Jedna z rzadziej odwiedzanych dolin w Tatrach. W dolnej części może mało imponująca, za to w górnej naprawdę jest, na co popatrzeć. Iście kalendarzowe obrazki, a to za sprawą pięknie płynącego Lejowego Potoku i widoków na Kominiarski Wierch i Czerwone Wierchy. Nazwa doliny nie ma nic wspólnego z jej ukształtowaniem, a pochodzi po prostu od nazwiska właściciela. Dojście do doliny od Kir.

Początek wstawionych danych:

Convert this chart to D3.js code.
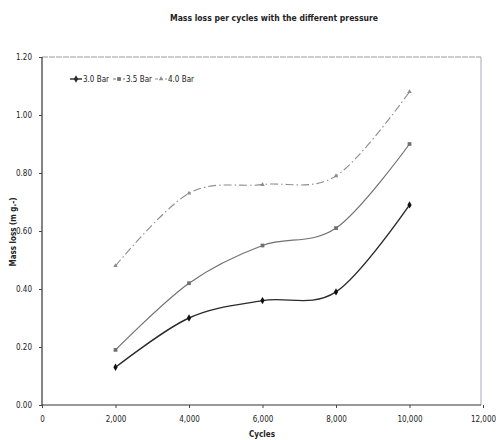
<!DOCTYPE html>
<html>
<head>
<meta charset="utf-8">
<script src="https://cdn.jsdelivr.net/npm/d3@7"></script>
<style>
  html, body { margin: 0; padding: 0; background: #fff; }
  svg { display: block; }
  text { font-family: "DejaVu Sans Condensed", "Liberation Sans Narrow", "Arial Narrow", sans-serif; fill: #222; }
</style>
</head>
<body>
<svg id="chart" width="496" height="440"></svg>
<script>
// Mass loss (mg) measured after each cycle count, one series per pressure
const cycles = [2000, 4000, 6000, 8000, 10000];
const seriesNames = ["3.0 Bar", "3.5 Bar", "4.0 Bar"];
const bar30 = [0.13, 0.30, 0.36, 0.39, 0.69];
const bar35 = [0.19, 0.42, 0.55, 0.61, 0.90];
const bar40 = [0.48, 0.73, 0.76, 0.79, 1.08];
const xTicks = [0, 2000, 4000, 6000, 8000, 10000, 12000];
const yTicks = [0, 0.2, 0.4, 0.6, 0.8, 1.0, 1.2];

const FONT = "'DejaVu Sans Condensed', 'Liberation Sans Narrow', sans-serif";
const svg = d3.select("#chart");
const m = { left: 42, right: 481, top: 57, bottom: 405 };

const x = d3.scaleLinear().domain([0, 12000]).range([m.left, 483]);
const y = d3.scaleLinear().domain([0, 1.2]).range([m.bottom, m.top]);

// Title
svg.append("text")
  .attr("x", 274).attr("y", 21)
  .attr("text-anchor", "middle")
  .attr("textLength", 208).attr("lengthAdjust", "spacingAndGlyphs")
  .style("font-size", "9px").style("font-weight", "bold")
  .text("Mass loss per cycles with the different pressure");

// Plot frame (top and right edges are light)
svg.append("line")
  .attr("x1", m.left).attr("x2", m.right).attr("y1", m.top).attr("y2", m.top)
  .attr("stroke", "#9a9a9a").attr("stroke-width", 1).attr("stroke-dasharray", "6,1");
svg.append("line")
  .attr("x1", m.right).attr("x2", m.right).attr("y1", m.top).attr("y2", m.bottom)
  .attr("stroke", "#a8a8b8").attr("stroke-width", 1);

// Axes
const xAxis = svg.append("g")
  .attr("transform", `translate(0,${m.bottom})`)
  .call(d3.axisBottom(x).tickValues(xTicks).tickSize(3).tickPadding(8)
    .tickFormat(d3.format(",")));
const yAxis = svg.append("g")
  .attr("transform", `translate(${m.left},0)`)
  .call(d3.axisLeft(y).tickValues(yTicks).tickSize(3).tickPadding(7)
    .tickFormat(d3.format(".2f")));
[xAxis, yAxis].forEach(g => {
  g.select(".domain").attr("stroke", "#333").attr("stroke-width", 1.2);
  g.selectAll(".tick line").attr("stroke", "#444");
  g.selectAll("text").style("font-size", "8px").style("font-family", FONT).attr("fill", "#222");
});
xAxis.select(".domain").attr("d", `M${m.left},0H${m.right}`);
yAxis.select(".domain").attr("d", `M0,${m.top}V${m.bottom}`);

// Axis titles
svg.append("text")
  .attr("x", 262).attr("y", 437)
  .attr("text-anchor", "middle")
  .style("font-size", "8px").style("font-weight", "bold")
  .text("Cycles");
svg.append("text")
  .attr("transform", "translate(16,232) rotate(-90)")
  .attr("text-anchor", "middle")
  .style("font-size", "8px").style("font-weight", "bold")
  .text("Mass loss (m g.-)");

// Series styles
const styles = [
  { values: bar30, color: "#2a2a2a", width: 1.4, dash: null, marker: d3.symbolDiamond, size: 16 },
  { values: bar35, color: "#707070", width: 1.2, dash: null, marker: d3.symbolSquare, size: 14 },
  { values: bar40, color: "#8c8c8c", width: 1.1, dash: "8,3,1.5,3", marker: d3.symbolTriangle, size: 9 }
];

const line = d3.line()
  .x(d => x(d[0])).y(d => y(d[1]))
  .curve(d3.curveCardinal.tension(0));

styles.forEach((s, i) => {
  const pts = cycles.map((c, j) => [c, s.values[j]]);
  svg.append("path")
    .datum(pts)
    .attr("d", line)
    .attr("fill", "none")
    .attr("stroke", s.color)
    .attr("stroke-width", s.width)
    .attr("stroke-dasharray", s.dash);
  svg.append("g").selectAll("path")
    .data(pts)
    .join("path")
    .attr("transform", d => `translate(${x(d[0])},${y(d[1])})`)
    .attr("d", d3.symbol().type(s.marker).size(s.size))
    .attr("fill", i === 0 ? "#111" : s.color);
});

// Legend
const legendX = [70, 113, 155];
styles.forEach((s, i) => {
  const g = svg.append("g").attr("transform", `translate(${legendX[i]},79)`);
  g.append("line").attr("x1", 0).attr("x2", 12).attr("y1", 0).attr("y2", 0)
    .attr("stroke", s.color).attr("stroke-width", s.width)
    .attr("stroke-dasharray", i === 0 ? null : "3,2");
  g.append("path").attr("transform", "translate(6,0)")
    .attr("d", d3.symbol().type(s.marker).size(s.size)).attr("fill", s.color);
  g.append("text").attr("x", 13).attr("y", 3)
    .style("font-size", "8px").text(seriesNames[i]);
});
</script>
</body>
</html>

Mijając wejście do Doliny Kościeliskiej, kierując się w stronę Chochołowa w 10 min. dochodzisz do zajazdu “Józef” i skręcasz w lewo. Idąc wzdłuż płotu dochodzisz do Drogi pod Reglami, skręcasz w prawo i dosłownie za 5 min. dochodzisz do potoku i ogromnej skały, które tworzą naturalną bramę wejściową. Tak, jak mówiłem na początku dolna część nie wybija się ponad przeciętność. Szlak wiedzie wygodną szeroką ścieżką, którą jeżdżą wozy do wyrębu drzewa. Po 20 min. marszu, Polana Huty i wyłania się Kominiarski Wierch, który będzie już towarzyszył do końca spaceru. Polana Huty jest dość duża, a rozlany na niej wiosną potok przyciąga mnóstwo żab na gody; dosłownie żaba na żabie. Po przejściu polany zmienia się krajobraz doliny. Teraz ścieżka biegnie przy samym potoku, który wije się wśród choinek, a na horyzoncie ukazuje się Ciemniak, Małołączniak i Krzesanica. Po 40 min. od wejścia do doliny szlak dochodzi do mostka, który usytuowany jest w bardzo ciekawej scenerii na skrzyżowaniu z potokiem płynącym Kamiennym Żlebem. Tu warto zrobić zdjęcia. Za mostkiem następuje zmiana dekoracji. Ścieżka wchodzi w gęsty las i wyraźnie pnie się w górę. Teraz jeszcze ok. 15 min. do Niżniej Polany Kominiarskiej, z której szlak Ścieżką nad Reglami prowadzi w lewo do Doliny Kościeliskiej (40 min.), a w prawo do Chochołowskiej (1,5 godz.).